-- BEGIN Dataset excerpt --

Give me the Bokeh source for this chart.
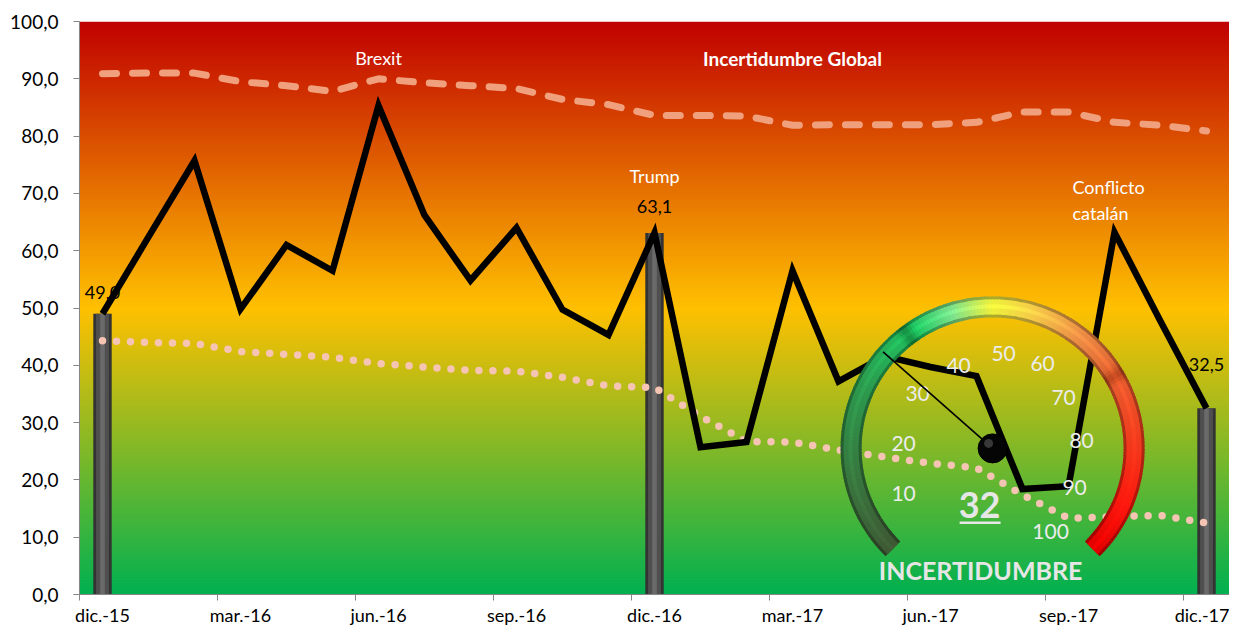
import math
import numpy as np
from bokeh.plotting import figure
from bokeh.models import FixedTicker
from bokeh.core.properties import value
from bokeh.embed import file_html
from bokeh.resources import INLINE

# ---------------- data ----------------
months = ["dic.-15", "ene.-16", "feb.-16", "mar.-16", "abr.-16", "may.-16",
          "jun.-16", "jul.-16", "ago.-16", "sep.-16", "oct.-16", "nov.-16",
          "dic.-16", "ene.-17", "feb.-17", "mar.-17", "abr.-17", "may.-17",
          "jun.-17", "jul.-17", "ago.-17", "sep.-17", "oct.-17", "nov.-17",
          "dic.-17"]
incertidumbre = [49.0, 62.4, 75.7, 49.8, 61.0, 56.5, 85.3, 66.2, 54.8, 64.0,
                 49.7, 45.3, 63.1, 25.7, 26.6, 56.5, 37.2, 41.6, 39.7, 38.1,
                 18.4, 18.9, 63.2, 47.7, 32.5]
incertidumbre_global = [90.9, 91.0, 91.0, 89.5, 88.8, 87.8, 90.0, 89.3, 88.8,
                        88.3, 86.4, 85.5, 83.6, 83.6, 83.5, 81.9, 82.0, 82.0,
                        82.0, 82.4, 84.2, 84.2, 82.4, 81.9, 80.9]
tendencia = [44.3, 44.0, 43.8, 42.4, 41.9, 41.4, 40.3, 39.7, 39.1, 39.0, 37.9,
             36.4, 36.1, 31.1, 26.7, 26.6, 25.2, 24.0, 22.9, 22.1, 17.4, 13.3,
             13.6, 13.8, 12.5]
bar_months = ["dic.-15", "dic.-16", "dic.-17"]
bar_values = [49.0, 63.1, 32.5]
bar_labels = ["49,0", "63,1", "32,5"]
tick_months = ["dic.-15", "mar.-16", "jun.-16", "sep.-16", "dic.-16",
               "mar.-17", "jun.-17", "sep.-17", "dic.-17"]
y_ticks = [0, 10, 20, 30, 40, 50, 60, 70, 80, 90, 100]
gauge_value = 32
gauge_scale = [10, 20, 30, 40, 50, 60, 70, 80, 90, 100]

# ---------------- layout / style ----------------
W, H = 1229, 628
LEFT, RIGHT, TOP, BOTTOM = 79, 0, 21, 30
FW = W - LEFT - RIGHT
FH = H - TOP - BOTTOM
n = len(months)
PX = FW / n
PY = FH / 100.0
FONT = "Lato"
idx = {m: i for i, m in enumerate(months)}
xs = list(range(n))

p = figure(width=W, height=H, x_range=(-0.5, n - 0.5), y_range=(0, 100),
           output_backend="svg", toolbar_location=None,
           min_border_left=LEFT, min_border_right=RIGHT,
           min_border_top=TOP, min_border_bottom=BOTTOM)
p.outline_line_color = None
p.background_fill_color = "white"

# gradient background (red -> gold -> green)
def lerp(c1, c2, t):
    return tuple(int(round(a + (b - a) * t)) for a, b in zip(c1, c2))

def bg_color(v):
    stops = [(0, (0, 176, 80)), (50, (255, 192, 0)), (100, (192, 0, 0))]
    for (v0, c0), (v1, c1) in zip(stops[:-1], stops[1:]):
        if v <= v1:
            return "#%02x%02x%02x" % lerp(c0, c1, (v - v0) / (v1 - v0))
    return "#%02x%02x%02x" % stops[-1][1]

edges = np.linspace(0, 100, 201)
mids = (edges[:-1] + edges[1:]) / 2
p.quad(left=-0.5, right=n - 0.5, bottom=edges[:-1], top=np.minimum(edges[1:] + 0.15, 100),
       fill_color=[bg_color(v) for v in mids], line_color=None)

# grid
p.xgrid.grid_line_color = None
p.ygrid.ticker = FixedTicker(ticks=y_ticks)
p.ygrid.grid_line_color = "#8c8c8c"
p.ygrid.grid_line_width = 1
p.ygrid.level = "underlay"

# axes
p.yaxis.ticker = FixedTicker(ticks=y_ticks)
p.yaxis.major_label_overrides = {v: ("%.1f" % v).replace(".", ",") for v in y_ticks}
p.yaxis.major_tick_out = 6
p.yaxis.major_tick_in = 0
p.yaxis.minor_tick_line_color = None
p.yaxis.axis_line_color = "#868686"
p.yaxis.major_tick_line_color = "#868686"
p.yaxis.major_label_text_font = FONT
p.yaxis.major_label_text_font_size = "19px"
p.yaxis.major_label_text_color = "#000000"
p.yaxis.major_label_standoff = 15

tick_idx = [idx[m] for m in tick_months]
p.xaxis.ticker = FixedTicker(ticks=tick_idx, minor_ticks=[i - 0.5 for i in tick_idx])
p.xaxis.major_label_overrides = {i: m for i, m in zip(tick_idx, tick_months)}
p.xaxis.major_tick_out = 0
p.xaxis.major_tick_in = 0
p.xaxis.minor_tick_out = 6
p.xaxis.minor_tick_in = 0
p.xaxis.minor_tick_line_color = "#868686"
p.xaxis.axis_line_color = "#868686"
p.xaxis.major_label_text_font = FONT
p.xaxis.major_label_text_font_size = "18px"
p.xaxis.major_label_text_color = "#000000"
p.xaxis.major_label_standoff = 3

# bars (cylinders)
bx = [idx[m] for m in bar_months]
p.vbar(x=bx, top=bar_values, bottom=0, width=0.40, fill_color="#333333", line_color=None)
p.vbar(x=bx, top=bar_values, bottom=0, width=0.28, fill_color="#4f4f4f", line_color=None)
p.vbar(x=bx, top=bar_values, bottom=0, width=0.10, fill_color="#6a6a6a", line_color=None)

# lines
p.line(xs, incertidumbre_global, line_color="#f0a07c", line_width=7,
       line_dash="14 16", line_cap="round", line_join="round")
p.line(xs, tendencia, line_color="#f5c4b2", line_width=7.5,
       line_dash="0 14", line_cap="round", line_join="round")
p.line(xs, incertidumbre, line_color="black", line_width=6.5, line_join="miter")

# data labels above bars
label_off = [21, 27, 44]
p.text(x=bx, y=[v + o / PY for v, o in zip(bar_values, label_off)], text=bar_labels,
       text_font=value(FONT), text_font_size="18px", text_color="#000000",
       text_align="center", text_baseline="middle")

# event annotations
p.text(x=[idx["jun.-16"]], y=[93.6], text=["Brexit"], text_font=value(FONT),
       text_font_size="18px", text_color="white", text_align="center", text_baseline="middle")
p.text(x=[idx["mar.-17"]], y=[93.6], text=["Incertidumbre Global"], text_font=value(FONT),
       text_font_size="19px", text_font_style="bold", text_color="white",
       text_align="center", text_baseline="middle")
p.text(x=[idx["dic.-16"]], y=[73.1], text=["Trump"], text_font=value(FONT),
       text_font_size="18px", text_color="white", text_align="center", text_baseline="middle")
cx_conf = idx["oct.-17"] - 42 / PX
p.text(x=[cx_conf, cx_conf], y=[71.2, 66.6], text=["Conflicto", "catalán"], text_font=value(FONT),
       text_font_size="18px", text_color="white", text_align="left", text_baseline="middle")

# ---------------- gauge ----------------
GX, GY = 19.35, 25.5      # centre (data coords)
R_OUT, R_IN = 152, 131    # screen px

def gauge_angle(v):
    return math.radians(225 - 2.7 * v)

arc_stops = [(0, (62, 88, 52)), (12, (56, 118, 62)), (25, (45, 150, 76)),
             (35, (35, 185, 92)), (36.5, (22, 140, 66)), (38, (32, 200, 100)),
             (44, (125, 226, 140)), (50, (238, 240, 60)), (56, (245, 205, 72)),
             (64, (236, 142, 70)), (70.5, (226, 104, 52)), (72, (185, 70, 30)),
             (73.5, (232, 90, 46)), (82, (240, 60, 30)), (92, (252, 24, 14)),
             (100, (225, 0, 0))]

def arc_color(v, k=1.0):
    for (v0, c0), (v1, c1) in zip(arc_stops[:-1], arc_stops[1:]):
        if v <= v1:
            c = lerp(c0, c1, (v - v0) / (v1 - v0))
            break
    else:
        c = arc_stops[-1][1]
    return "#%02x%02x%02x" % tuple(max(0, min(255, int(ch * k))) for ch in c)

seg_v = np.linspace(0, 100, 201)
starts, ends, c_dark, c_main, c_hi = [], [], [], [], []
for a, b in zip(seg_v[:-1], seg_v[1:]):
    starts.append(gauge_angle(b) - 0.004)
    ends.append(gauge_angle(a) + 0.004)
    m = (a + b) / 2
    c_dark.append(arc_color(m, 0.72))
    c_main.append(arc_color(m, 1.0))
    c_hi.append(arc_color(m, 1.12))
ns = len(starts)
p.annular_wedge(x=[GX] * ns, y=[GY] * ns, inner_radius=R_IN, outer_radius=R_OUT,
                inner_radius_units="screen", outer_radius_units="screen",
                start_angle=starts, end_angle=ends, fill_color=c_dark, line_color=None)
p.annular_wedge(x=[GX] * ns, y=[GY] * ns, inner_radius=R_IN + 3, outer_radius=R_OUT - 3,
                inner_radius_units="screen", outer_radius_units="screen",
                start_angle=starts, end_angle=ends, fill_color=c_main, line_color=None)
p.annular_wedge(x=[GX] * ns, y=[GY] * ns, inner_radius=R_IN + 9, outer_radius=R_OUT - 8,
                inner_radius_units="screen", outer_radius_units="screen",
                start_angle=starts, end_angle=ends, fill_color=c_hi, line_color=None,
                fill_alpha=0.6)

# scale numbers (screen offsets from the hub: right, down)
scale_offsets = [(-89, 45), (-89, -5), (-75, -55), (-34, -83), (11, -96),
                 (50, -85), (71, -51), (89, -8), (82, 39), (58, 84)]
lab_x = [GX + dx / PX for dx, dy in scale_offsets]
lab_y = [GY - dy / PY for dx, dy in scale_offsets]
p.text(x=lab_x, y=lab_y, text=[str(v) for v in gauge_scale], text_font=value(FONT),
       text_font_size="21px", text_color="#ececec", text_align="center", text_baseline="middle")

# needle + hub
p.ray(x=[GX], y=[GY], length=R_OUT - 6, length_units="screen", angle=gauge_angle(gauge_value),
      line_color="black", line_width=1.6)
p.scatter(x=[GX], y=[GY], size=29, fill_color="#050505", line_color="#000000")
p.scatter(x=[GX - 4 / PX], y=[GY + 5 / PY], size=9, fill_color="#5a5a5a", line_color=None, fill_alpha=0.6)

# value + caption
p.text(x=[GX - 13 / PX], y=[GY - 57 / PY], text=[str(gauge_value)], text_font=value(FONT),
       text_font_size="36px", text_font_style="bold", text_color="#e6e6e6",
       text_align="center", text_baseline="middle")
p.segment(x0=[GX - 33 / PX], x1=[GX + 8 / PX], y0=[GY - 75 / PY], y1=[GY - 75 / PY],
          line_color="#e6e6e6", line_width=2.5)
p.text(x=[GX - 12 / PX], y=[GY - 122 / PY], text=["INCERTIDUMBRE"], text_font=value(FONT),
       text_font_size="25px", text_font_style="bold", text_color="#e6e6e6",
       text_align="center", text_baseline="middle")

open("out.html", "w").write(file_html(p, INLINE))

-- END Dataset excerpt --

**Requirements**
Give again, exactly, the lines from the start of the data through the one holding "from bokeh.resources import INLINE"; omit the pictures.

**Solution for this task**
Give me the Bokeh source for this chart.
import math
import numpy as np
from bokeh.plotting import figure
from bokeh.models import FixedTicker
from bokeh.core.properties import value
from bokeh.embed import file_html
from bokeh.resources import INLINE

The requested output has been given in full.